● Aim:
With pictures left out, extract every line between the start of the records below and the line holding "plt.rcParams['lines.scale_dashes'] = False", inclusive.

● Source records:

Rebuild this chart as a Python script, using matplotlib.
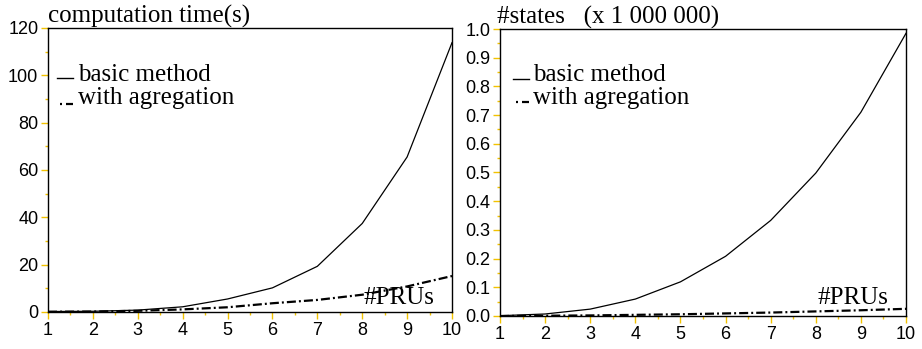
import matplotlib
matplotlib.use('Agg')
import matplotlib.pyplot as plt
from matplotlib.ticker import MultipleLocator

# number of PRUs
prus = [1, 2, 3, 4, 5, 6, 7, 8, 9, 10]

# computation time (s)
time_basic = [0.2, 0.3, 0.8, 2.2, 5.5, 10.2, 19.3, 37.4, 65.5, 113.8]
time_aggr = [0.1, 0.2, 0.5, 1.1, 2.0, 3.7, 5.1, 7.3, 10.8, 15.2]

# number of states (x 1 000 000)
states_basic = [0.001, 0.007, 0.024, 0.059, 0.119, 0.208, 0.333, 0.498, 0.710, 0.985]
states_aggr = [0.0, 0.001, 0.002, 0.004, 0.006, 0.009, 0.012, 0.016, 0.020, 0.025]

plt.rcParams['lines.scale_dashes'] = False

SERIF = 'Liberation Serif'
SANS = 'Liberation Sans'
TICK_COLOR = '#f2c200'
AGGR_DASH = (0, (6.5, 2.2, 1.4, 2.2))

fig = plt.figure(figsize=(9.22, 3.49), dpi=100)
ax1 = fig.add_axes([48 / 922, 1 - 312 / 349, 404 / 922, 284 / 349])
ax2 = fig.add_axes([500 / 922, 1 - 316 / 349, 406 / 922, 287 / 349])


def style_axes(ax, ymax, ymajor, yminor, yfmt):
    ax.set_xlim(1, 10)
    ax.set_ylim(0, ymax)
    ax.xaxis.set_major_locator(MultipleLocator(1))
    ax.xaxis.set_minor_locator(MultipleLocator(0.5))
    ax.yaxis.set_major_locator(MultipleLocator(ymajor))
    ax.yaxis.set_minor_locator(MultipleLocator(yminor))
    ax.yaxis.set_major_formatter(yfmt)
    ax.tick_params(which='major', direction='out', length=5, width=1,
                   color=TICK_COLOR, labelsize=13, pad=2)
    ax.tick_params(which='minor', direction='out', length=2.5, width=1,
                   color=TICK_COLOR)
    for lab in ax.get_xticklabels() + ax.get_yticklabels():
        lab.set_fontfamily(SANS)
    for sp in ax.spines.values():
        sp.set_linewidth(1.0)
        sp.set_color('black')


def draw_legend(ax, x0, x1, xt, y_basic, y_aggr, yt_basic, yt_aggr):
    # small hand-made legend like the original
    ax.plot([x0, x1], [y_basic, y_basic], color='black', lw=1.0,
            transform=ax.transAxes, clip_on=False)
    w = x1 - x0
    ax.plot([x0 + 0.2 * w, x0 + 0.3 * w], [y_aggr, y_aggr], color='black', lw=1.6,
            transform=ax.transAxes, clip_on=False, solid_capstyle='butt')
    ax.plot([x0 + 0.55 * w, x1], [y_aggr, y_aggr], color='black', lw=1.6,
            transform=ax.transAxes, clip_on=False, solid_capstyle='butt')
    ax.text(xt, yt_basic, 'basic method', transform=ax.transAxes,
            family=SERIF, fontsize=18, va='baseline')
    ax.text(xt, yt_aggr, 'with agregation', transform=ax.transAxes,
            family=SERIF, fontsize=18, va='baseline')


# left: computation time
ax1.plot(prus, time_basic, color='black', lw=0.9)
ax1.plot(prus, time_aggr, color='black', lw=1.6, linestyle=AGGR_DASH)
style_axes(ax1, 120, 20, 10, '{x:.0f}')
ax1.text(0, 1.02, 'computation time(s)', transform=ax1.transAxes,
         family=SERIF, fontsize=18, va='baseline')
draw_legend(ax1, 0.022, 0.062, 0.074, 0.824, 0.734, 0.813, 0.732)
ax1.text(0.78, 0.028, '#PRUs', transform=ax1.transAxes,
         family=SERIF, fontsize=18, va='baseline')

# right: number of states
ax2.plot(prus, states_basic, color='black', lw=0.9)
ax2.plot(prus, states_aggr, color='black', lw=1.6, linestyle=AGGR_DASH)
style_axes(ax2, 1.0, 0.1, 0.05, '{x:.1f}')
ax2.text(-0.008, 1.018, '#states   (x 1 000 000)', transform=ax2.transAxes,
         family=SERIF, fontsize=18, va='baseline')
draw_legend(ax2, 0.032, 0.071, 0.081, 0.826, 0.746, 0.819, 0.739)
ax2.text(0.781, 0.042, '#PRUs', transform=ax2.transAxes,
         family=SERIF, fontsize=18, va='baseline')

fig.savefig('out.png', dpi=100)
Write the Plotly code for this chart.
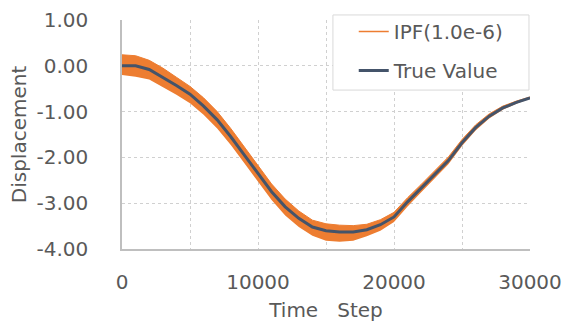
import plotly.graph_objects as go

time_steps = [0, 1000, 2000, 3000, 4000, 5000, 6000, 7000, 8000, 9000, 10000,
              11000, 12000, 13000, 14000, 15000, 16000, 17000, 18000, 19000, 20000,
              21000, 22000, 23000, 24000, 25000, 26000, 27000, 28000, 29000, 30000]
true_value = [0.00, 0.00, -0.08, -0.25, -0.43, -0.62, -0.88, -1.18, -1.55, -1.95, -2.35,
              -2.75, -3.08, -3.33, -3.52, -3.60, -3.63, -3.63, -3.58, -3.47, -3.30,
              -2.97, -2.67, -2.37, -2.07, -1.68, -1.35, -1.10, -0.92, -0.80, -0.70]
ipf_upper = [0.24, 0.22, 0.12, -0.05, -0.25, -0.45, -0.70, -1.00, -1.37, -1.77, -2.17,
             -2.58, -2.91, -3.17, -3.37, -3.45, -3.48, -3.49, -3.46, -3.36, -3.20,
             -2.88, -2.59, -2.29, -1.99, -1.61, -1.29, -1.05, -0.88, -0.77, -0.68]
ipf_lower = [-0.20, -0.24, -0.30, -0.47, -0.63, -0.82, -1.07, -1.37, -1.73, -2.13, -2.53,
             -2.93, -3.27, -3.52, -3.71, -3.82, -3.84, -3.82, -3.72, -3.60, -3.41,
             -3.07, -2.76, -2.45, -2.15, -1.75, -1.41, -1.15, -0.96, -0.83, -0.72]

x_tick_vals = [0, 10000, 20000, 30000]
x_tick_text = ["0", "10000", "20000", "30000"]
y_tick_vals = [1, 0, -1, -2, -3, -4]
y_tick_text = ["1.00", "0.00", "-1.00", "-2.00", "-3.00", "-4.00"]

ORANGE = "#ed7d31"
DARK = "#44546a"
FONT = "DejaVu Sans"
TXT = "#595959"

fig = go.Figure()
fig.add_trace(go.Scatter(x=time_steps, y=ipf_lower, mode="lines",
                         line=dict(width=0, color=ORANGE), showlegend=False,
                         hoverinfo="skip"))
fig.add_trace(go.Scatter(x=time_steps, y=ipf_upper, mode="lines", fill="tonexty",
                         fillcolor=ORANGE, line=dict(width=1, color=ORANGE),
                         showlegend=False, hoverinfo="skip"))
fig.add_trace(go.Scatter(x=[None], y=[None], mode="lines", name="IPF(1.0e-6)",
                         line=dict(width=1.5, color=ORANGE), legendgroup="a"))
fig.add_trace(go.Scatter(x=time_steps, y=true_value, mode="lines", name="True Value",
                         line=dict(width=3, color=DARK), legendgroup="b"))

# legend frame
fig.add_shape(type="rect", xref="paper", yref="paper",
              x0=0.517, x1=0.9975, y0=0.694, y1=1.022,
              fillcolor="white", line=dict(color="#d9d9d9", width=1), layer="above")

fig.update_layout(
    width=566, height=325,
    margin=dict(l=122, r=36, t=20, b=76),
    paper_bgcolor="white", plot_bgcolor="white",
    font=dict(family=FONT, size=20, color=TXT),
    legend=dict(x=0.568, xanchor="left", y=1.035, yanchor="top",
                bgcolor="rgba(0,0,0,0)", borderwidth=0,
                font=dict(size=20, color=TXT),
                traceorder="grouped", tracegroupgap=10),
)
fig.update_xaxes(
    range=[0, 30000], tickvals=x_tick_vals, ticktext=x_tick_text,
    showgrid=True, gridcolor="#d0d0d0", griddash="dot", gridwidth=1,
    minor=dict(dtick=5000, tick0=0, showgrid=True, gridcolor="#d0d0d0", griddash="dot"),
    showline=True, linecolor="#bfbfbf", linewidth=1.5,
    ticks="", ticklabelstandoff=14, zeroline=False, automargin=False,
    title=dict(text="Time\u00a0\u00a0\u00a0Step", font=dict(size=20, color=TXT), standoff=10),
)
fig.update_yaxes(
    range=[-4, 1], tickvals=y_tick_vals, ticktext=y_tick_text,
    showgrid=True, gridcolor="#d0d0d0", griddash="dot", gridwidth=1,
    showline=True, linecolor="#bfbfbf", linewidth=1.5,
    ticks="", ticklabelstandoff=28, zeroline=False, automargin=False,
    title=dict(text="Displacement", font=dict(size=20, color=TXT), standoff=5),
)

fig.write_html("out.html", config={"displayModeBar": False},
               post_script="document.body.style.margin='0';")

● Complete answer:
Rebuild this chart as a Python script, using matplotlib.
import matplotlib
matplotlib.use('Agg')
import matplotlib.pyplot as plt
from matplotlib.ticker import MultipleLocator

# number of PRUs
prus = [1, 2, 3, 4, 5, 6, 7, 8, 9, 10]

# computation time (s)
time_basic = [0.2, 0.3, 0.8, 2.2, 5.5, 10.2, 19.3, 37.4, 65.5, 113.8]
time_aggr = [0.1, 0.2, 0.5, 1.1, 2.0, 3.7, 5.1, 7.3, 10.8, 15.2]

# number of states (x 1 000 000)
states_basic = [0.001, 0.007, 0.024, 0.059, 0.119, 0.208, 0.333, 0.498, 0.710, 0.985]
states_aggr = [0.0, 0.001, 0.002, 0.004, 0.006, 0.009, 0.012, 0.016, 0.020, 0.025]

plt.rcParams['lines.scale_dashes'] = False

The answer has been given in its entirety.